The results show that Concentrate Example 50 and concentrates containing Surfactant System A in combination with the IPA, K/IPA and K salts of glyphosate are less irritating than the commercially available Roundup Weather Max and Roundup Original Max products.
Warm and Cold Temperature Stability Studies of the Surfactant Blends

(35) Samples of Concentrate Example Nos. 1, 2, 15, 16, 17, 18, 19 and 20 were tested for warm and cold temperature stability as follows. For warm temperature stability, a 50.0 gram sample of the glyphosate concentrate was placed in an oven maintained at a temperature of about 54° C. for about 2 weeks. These concentrates did not separate or undergo substantial change in optical clarity over that time period and are therefore deemed to be warm temperature stable.

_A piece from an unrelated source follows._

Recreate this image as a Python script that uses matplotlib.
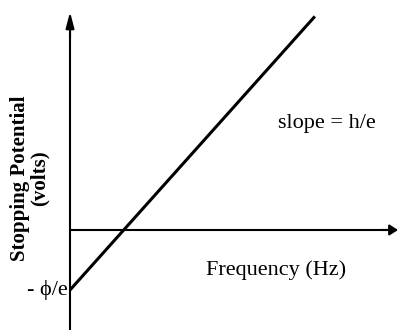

(36) For cold temperature stability, 50.0 gram samples of Concentrate Example Nos. 1, 2, 15, 16, 17, 18, 19 and 20 were placed in a refrigerator maintained at a temperature of about 2° C. for about 4 weeks. The concentrates did not separate or have precipitates in them. The concentrates were removed from the refrigerator and allowed to equilibrate to room temperature, about 20-25° C. Upon equilibration of the temperature of the samples, no separation or substantial change in the optical clarity of the concentrates occurred.